Nous avions toutefois souligné dans notre rapport n° 14 que le calendrier de déploiement des projets venant en soutien de la politique pluriannuelle de l'énergie était déjà particulièrement serré, si bien que le peu de marge disponible aura été consommé en partie par la crise sanitaire. Il est important d'avoir ceci à l'esprit.

Selon l'Autorité de sûreté nucléaire, la plupart des retards ne sont en outre pas nécessairement imputables à la crise sanitaire. Certains, en particulier dans le domaine de l'assainissement et du démantèlement, sont liés à la vie des projets eux-mêmes. Il importe néanmoins de garder un œil attentif sur l'enchaînement calendaire des projets de R&D prévus en appui à la PPE.
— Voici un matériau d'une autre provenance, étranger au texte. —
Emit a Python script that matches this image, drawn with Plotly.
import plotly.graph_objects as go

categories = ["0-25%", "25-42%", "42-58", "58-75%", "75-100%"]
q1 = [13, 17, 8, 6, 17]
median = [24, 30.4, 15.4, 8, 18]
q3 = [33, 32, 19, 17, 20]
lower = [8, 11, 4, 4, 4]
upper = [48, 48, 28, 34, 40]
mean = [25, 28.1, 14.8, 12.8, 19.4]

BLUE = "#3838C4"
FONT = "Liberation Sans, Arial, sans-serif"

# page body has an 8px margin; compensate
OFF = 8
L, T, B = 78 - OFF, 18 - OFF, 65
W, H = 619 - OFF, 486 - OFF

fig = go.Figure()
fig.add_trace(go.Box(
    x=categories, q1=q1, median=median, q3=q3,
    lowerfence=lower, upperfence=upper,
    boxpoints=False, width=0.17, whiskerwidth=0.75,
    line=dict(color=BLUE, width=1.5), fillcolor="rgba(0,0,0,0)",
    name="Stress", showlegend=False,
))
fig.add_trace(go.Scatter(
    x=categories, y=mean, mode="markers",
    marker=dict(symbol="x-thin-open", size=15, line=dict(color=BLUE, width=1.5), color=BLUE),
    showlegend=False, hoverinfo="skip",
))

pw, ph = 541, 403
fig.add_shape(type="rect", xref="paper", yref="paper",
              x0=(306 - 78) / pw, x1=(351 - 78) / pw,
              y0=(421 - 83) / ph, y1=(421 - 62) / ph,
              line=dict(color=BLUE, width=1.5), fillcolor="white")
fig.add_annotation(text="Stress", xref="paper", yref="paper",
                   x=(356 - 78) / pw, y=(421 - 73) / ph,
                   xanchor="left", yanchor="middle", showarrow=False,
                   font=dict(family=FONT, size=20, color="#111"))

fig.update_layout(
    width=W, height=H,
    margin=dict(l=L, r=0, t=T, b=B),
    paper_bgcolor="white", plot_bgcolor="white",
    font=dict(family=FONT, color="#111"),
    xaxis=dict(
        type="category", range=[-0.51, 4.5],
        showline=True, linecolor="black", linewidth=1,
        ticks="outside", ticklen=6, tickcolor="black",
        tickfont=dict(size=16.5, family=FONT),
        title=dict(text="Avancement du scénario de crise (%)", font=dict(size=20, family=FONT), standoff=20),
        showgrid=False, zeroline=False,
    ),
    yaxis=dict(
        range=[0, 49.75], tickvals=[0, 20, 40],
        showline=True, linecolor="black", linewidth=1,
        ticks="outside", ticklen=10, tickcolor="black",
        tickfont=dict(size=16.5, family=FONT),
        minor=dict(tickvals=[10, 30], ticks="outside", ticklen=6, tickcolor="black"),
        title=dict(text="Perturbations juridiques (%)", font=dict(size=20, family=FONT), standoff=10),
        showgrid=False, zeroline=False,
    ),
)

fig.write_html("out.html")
S'agissant de la filière, les grands donneurs d'ordres ont besoin de prestataires. Dès le printemps 2020, ils ont donc agi auprès de ces derniers pour les accompagner, y compris en matière de trésorerie. La plupart des acteurs se sont engagés dans ce type de soutien, en organisant des réunions et en informant le mieux possible les sous-traitants.
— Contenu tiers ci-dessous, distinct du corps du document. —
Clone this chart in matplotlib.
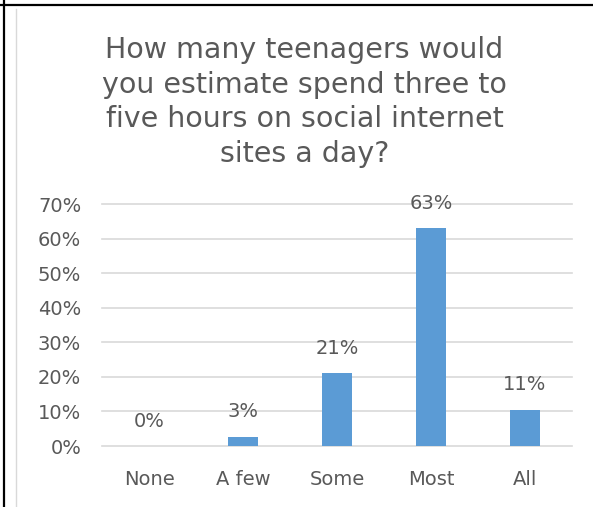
import matplotlib
matplotlib.use("Agg")
import matplotlib.pyplot as plt
from matplotlib.lines import Line2D
from matplotlib.ticker import FuncFormatter

categories = ["None", "A few", "Some", "Most", "All"]
values = [0.0, 0.027, 0.21, 0.63, 0.105]
value_labels = ["0%", "3%", "21%", "63%", "11%"]
yticks = [0, 0.1, 0.2, 0.3, 0.4, 0.5, 0.6, 0.7]

title = "How many teenagers would\nyou estimate spend three to\nfive hours on social internet\nsites a day?"

plt.rcParams['font.family'] = ['DejaVu Sans']
text_color = "#595959"

W, H = 593, 507
fig = plt.figure(figsize=(W / 100, H / 100), dpi=100)
fig.patch.set_facecolor("white")

left, right, top, bottom = 102, 572, 204, 446
ax = fig.add_axes([left / W, 1 - bottom / H, (right - left) / W, (bottom - top) / H])

x = range(len(categories))
ax.bar(x, values, width=0.31, color="#5B9BD5", zorder=3)
ax.set_xlim(-0.5, len(categories) - 0.5)
ax.set_ylim(0, 0.7)
ax.set_yticks(yticks)
ax.yaxis.set_major_formatter(FuncFormatter(lambda v, p: f"{v*100:.0f}%"))
ax.set_xticks(list(x))
ax.set_xticklabels(categories)
ax.grid(axis="y", color="#D9D9D9", linewidth=1.2, zorder=0)
for gl in ax.get_ygridlines():
    gl.set_clip_on(False)
for s in ax.spines.values():
    s.set_visible(False)
ax.tick_params(axis="both", length=0, labelsize=14, labelcolor=text_color)
ax.tick_params(axis="y", pad=15)
ax.tick_params(axis="x", pad=17)

for xi, v, lab in zip(x, values, value_labels):
    ax.annotate(lab, (xi, v), xytext=(0, 11), textcoords="offset points",
                ha="center", va="bottom", fontsize=14, color=text_color)

fig.text(0.5 * (16 + W) / W, 1 - 36 / H, title, ha="center", va="top",
         fontsize=20.5, color=text_color, linespacing=1.3)

fig.add_artist(Line2D([0, 1], [1 - 5 / H, 1 - 5 / H], transform=fig.transFigure,
                      color="black", linewidth=1.6))
fig.add_artist(Line2D([4 / W, 4 / W], [0, 1], transform=fig.transFigure,
                      color="black", linewidth=1.6))
fig.add_artist(Line2D([16 / W, 16 / W], [0, 1 - 9 / H], transform=fig.transFigure,
                      color="#D9D9D9", linewidth=1.0))

fig.savefig("out.png", dpi=100)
Les chantiers de démantèlement ont été interrompus, dans la mesure où ils ne faisaient pas partie des activités jugées essentielles. Ceci a produit un décalage préjudiciable aux interventions des prestataires, qu'il sera difficile de compenser. Compte tenu des précautions sanitaires en vigueur actuellement, il n'est en effet pas imaginable de mettre davantage de personnes sur un chantier. Il ressort de notre analyse que le secteur de l'assainissement et démantèlement est relativement fragile. Sa rentabilité n'est pas prouvée et la situation est d'autant moins favorable du fait des décalages et retards constatés. Nous observons, indépendamment de la crise sanitaire, que certains prestataires sont en train de se dégager de ce marché ou envisagent de le faire. Deux ont déjà pris cette décision. Un autre s'interroge sur sa position dans le marché de l'assainissement et démantèlement, qu'il pourrait quitter, se plaçant ainsi en situation de ne plus être en mesure de répondre aux besoins des donneurs d'ordres.